It is now more than 20 years since the passage of the Sarbanes-Oxley Act, a US federal law that mandated new financial reporting standards. The intent was greater clarity and transparency, but paradoxically the new law led the large advertising and public relations holding companies to become more opaque, declining to provide numbers for any of their operating units to various industry rankings.

To be clear, nothing in Sarbanes-Oxley prevents the holding companies from providing financial information about their individual agencies. Rather, it would hold them accountable for providing inaccurate financial information. So when they all decided to use SOX as a pretext for withholding this information, the obvious inference was that they were reluctant to provide accurate information, because to do so would have made it obvious that the pre-Sarbanes Oxley information they had provided was wildly exaggerated.

No plausible alternate explanation was provided by the companies involved. There were some concerns about providing numbers that did not conform to Generally Accepted Accounting Principles—an issue that would have been easily reconciled—but it seemed that most of them welcomed the opportunity to withhold financial information. And that refusal to provide numbers has persisted for more than 20 years.  

That has left publications like this one in a difficult position, faced with a choice of either producing partial rankings, excluding the holding company owned agencies (about half of the top 20), a decision that would distort any analysis of the size of the global PR business or of trends in the industry; or estimating the size of the holding company agencies based on background conversations and our own knowledge of the business.

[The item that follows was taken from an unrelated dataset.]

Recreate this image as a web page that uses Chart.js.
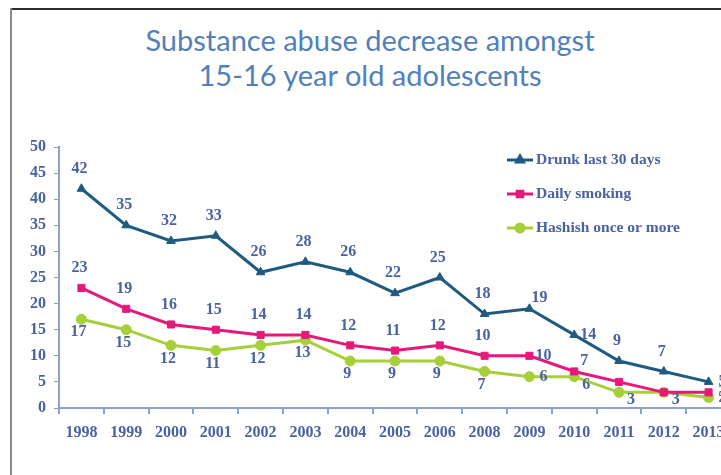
<!DOCTYPE html>
<html lang="en">
<head>
    <meta charset="UTF-8">
    <title>Substance abuse decrease amongst 15-16 year old adolescents</title>
    <style>
        html, body { margin: 0; padding: 0; background: #fff; overflow: hidden; }
        body { width: 721px; height: 475px; position: relative; }
        .frame-top { position: absolute; left: 10px; top: 8px; width: 720px; height: 2px; background: #2e2e2e; }
        .frame-left { position: absolute; left: 10px; top: 8px; width: 2px; height: 470px; background: #8a8a8a; }
        h1 {
            position: absolute; left: 0; top: 22px; width: 740px; margin: 0;
            text-align: center; font: 400 29px/35px Lato, "Open Sans", sans-serif;
            color: #5280ba;
        }
        .wrap { position: absolute; left: 0; top: 0; width: 760px; height: 475px; }
    </style>
</head>
<body>
    <div class="frame-top"></div>
    <div class="frame-left"></div>
    <h1>Substance abuse decrease amongst<br>15-16 year old adolescents</h1>
    <div class="wrap"><canvas id="trend"></canvas></div>

    <script src="https://cdn.jsdelivr.net/npm/chart.js"></script>
    <script>
        const years = ['1998', '1999', '2000', '2001', '2002', '2003', '2004', '2005',
                       '2006', '2008', '2009', '2010', '2011', '2012', '2013'];
        const drunk = [42, 35, 32, 33, 26, 28, 26, 22, 25, 18, 19, 14, 9, 7, 5];
        const smoking = [23, 19, 16, 15, 14, 14, 12, 11, 12, 10, 10, 7, 5, 3, 3];
        const hashish = [17, 15, 12, 11, 12, 13, 9, 9, 9, 7, 6, 6, 3, 3, 2];
        const seriesNames = ['Drunk last 30 days', 'Daily smoking', 'Hashish once or more'];

        // where each value label sits relative to its point
        const drunkPlace = ['above', 'above', 'above', 'above', 'above', 'above', 'above', 'above',
                            'above', 'above', 'aboveRight', 'right', 'above', 'above', 'right'];
        const smokingPlace = ['above', 'above', 'above', 'above', 'above', 'above', 'above', 'above',
                              'above', 'above', 'right', 'aboveRight', 'none', 'none', 'right'];
        const hashishPlace = ['below', 'below', 'below', 'below', 'below', 'below', 'below', 'below',
                              'below', 'below', 'right', 'belowRight', 'belowRight', 'belowRight', 'right'];
        const placeOffset = {
            above: [-2, -20], below: [-3, 13], right: [14, 0],
            aboveRight: [10, -11], belowRight: [12, 8]
        };

        const textColor = '#4a62a0';
        const serif = '"Liberation Serif", "Times New Roman", serif';

        const valueLabels = {
            id: 'valueLabels',
            afterDatasetsDraw(chart) {
                const ctx = chart.ctx;
                ctx.save();
                ctx.font = 'bold 16px ' + serif;
                ctx.fillStyle = textColor;
                ctx.textAlign = 'center';
                ctx.textBaseline = 'middle';
                chart.data.datasets.forEach((ds, i) => {
                    const meta = chart.getDatasetMeta(i);
                    meta.data.forEach((pt, j) => {
                        const off = placeOffset[ds.place[j]];
                        if (!off) return;
                        ctx.fillText(String(ds.data[j]), pt.x + off[0], pt.y + off[1]);
                    });
                });
                ctx.restore();
            }
        };

        // legend drawn inside the plot, top right
        const innerLegend = {
            id: 'innerLegend',
            afterDraw(chart) {
                const ctx = chart.ctx;
                ctx.save();
                chart.data.datasets.forEach((ds, i) => {
                    const y = 160 + i * 34;
                    ctx.strokeStyle = ds.borderColor;
                    ctx.lineWidth = 3;
                    ctx.beginPath();
                    ctx.moveTo(507, y);
                    ctx.lineTo(533, y);
                    ctx.stroke();
                    Chart.helpers.drawPoint(ctx, {
                        pointStyle: ds.pointStyle, radius: 4, borderWidth: 1
                    }, 520, y);
                    ctx.fillStyle = ds.borderColor;
                    ctx.fill();
                    ctx.font = 'bold 15.5px ' + serif;
                    ctx.fillStyle = textColor;
                    ctx.textAlign = 'left';
                    ctx.textBaseline = 'middle';
                    ctx.fillText(ds.label, 536, y);
                });
                ctx.restore();
            }
        };

        const lineSet = (label, data, color, style, radius, place) => ({
            label, data, place,
            borderColor: color,
            backgroundColor: color,
            borderWidth: 3,
            pointStyle: style,
            pointRadius: radius,
            pointBorderWidth: 1,
            tension: 0
        });

        new Chart(document.getElementById('trend'), {
            type: 'line',
            data: {
                labels: years,
                datasets: [
                    lineSet(seriesNames[0], drunk, '#1f5b80', 'triangle', 5, drunkPlace),
                    lineSet(seriesNames[1], smoking, '#e6197b', 'rect', 5, smokingPlace),
                    lineSet(seriesNames[2], hashish, '#a6cf3a', 'circle', 5, hashishPlace)
                ]
            },
            options: {
                responsive: true,
                maintainAspectRatio: false,
                animation: false,
                layout: { padding: { top: 147, right: 29, left: 0, bottom: 0 } },
                plugins: { legend: { display: false }, tooltip: { enabled: false } },
                scales: {
                    x: {
                        offset: true,
                        afterFit(scale) { scale.height = 67; },
                        grid: { offset: true, drawOnChartArea: false, tickLength: 6, color: '#8ea2c8', lineWidth: 2 },
                        border: { color: '#8ea2c8', width: 2 },
                        ticks: { font: { family: serif, size: 16, weight: 'bold' }, color: textColor, padding: 9, maxRotation: 0, autoSkip: false }
                    },
                    y: {
                        min: 0, max: 50,
                        afterFit(scale) { scale.width = 59; },
                        grid: { drawOnChartArea: false, tickLength: 5, color: '#8ea2c8', lineWidth: 1 },
                        border: { color: '#8ea2c8', width: 2 },
                        ticks: { stepSize: 5, font: { family: serif, size: 16, weight: 'bold' }, color: textColor, padding: 8 }
                    }
                }
            },
            plugins: [valueLabels, innerLegend]
        });
    </script>
</body>
</html>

The latter approach produces a ranking that is undoubtedly a better reflection on the agency business as a whole, but it has also led—over the course of two decades—to some inflation of the estimated numbers. 

In recent years, it has become apparent that the numbers for some of the largest holding companies simply do not add up. In some cases, the total estimated revenue of individual agencies exceeds the numbers reported for the holding company's public relations and public affairs business.

Without pointing the figure at any particular company, it should be obvious that a public company that reports $1.5 billion in PR revenues cannot contain PR agencies with $800 million, $600 million and $300 million each—especially since holding companies are reporting revenues, which traditionally are significantly higher than fee income as we define it in our ranking rules.

There are several reasons for the inflation that has occurred. For one thing, the starting point for all of these numbers was the pre-SOX reporting, which (see above) was at least suspect. For another, publications (including this one) have been generous in their interpretation of numbers provided on “background,” so that low single digits was often construed to mean 3-4% growth rather than 1 or 2%—a problem that compounds considerably over time. 

And so this year we took a hard look at the holding companies’ reported numbers, and made our own assessment of which agencies were included in those numbers, and their relative contributions. This process led to a substantial downward adjustment of many of the estimates we have made in previous years, with the downward adjustments varying slightly from holding company to holding company.

So it is that while we have reported estimated 2023 growth in the usual way for all of these agencies, even those that we believe grew in 2023 are now shown at a lower overall fee income than in our previous ranking. And of course, our estimate of the industry’s global size have been adjusted accordingly.

It is, of course, possible that these adjustments may be unfair to some individual agencies—although we believe that in most cases, the numbers remain somewhat generous, given the likely differences between revenues reported under GAAP rules and fee income as we define it.

And obviously, all of those agencies are free to report their actual fee income and correct any errors—in the way they have been free to do so for the past 20 years.